In 2021, he said, “If I was interested in CD politics (blackmail) I could have become a deputy CM anytime. Some people went to Delhi and said they will give Rs 2000 crore (to be made minister). Our party is not like that. Our party is for all – they have made OBC, SC/ST, and women ministers recently.”

The MLA was among the state BJP leaders who, in 2021, objected to Yediyurappa’s move to hand over nearly 3000 acres of mining land to JSW Steel group at a low cost.

“We are against the state government’s decision to sell land worth crores to JSW for just 1.25 lakh per acre. We wrote a letter against the decision taken by Yeddyurappa to party president J P Nadda. In the backdrop of the intervention of our party high command, the decision to give land to the company has been withdrawn,” he said in May 2021.
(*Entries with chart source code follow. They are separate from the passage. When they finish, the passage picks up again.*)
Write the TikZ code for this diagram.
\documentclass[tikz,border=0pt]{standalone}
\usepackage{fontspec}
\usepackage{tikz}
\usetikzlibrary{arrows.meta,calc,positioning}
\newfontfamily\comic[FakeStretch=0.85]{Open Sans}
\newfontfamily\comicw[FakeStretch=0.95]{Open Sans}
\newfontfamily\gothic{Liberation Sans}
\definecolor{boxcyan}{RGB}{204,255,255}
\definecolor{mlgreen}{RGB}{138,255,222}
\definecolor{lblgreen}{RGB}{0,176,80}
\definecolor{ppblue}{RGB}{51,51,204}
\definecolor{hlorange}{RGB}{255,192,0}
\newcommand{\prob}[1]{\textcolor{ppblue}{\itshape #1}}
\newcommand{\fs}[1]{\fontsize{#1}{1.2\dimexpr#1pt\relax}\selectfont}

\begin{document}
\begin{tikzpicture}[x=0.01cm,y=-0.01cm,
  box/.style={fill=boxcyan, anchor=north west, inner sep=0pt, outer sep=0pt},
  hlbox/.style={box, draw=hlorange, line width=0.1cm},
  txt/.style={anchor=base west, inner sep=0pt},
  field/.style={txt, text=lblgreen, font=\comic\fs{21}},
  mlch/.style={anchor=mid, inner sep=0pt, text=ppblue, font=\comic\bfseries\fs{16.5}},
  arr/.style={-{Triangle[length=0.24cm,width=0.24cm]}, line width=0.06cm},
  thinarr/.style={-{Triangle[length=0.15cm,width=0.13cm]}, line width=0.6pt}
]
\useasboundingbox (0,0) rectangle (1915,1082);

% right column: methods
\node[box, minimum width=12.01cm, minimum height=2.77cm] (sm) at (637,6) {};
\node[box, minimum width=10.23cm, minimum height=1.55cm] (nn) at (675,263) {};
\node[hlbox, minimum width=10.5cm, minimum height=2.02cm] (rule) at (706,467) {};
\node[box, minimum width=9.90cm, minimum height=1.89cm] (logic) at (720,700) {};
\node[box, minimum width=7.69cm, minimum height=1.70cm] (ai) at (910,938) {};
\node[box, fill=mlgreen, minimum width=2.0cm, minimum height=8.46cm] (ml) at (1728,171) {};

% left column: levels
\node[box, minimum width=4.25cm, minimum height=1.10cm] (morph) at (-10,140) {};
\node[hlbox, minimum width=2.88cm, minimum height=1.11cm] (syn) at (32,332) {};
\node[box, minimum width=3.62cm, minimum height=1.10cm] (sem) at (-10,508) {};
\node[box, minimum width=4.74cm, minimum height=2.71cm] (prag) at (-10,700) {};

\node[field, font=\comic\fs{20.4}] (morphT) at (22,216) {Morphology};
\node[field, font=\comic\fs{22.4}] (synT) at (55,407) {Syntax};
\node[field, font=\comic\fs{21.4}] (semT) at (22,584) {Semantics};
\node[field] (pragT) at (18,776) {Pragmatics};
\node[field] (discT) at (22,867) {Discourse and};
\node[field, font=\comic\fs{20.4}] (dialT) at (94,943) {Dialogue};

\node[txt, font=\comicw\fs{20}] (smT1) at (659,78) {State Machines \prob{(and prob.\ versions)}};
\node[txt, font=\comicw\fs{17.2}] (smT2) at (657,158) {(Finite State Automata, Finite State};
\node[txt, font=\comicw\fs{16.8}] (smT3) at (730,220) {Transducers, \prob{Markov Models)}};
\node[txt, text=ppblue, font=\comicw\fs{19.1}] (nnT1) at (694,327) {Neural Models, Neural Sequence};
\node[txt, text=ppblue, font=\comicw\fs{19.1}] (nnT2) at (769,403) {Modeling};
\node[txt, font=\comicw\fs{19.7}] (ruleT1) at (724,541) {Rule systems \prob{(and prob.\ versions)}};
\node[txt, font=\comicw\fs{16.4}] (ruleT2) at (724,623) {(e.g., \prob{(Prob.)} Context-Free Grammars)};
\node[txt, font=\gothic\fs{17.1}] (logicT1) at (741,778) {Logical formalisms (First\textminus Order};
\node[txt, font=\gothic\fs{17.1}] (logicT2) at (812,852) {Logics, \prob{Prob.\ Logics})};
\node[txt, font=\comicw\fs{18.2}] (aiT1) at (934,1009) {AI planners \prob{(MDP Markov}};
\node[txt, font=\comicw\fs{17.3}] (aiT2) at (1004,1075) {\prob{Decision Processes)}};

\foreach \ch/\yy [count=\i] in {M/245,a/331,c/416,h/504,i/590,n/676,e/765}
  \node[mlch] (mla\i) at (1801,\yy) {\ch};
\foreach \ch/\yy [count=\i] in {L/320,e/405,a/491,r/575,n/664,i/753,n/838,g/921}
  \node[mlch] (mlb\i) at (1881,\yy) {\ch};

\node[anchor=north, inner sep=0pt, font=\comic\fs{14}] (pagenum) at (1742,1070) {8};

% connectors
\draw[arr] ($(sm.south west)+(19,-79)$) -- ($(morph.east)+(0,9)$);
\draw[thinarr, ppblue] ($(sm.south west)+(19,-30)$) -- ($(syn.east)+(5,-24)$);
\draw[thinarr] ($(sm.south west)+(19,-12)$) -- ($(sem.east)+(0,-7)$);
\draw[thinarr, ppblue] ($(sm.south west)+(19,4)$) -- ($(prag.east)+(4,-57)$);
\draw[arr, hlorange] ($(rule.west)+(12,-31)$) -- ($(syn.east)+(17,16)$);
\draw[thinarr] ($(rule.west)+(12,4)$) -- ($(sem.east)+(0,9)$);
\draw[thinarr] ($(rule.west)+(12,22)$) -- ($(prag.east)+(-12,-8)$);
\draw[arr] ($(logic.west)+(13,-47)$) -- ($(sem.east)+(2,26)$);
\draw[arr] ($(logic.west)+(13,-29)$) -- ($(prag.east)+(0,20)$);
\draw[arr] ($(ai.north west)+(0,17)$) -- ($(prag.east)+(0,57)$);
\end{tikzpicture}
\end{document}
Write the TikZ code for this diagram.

In 2020, when astrologer Yuvaraj, who boasted of high political connections to allegedly cheat several people of crores of rupees was arrested, Yatnal highlighted wrongdoing in the BJP. “Yuvaraj has been arrested because he was involved in illegal work. A lot of politicians have paid him crores. Many have paid him saying they want to become an MP, a Rajya Sabha member, a minister.”

When his name was mentioned in 2021 as a possible CM candidate when Yediyurappa was being replaced with Basavaraj Bommai as the CM, Yatnal had dismissed his candidature. “I am not in any race. The PM will pick a leader who is honest, pro-Hindutva, and capable of bringing the party to power in the next elections as the chief minister,” he had said.

Along the way, Yatnal became a poster boy of hard-line Hindutva politics in the state.

He had also stirred controversy in 2018 by telling councillors in Bijapur to only serve Hindus in the constituency since “they had voted for him and not Muslims”.

A few years ago, he called veteran freedom fighter H S Doreswamy a “fake freedom fighter” and a “Pakistani agent” for taking up liberal causes. Yatnal had also been arrested in the past for allegedly stirring communal trouble in the Bijapur region.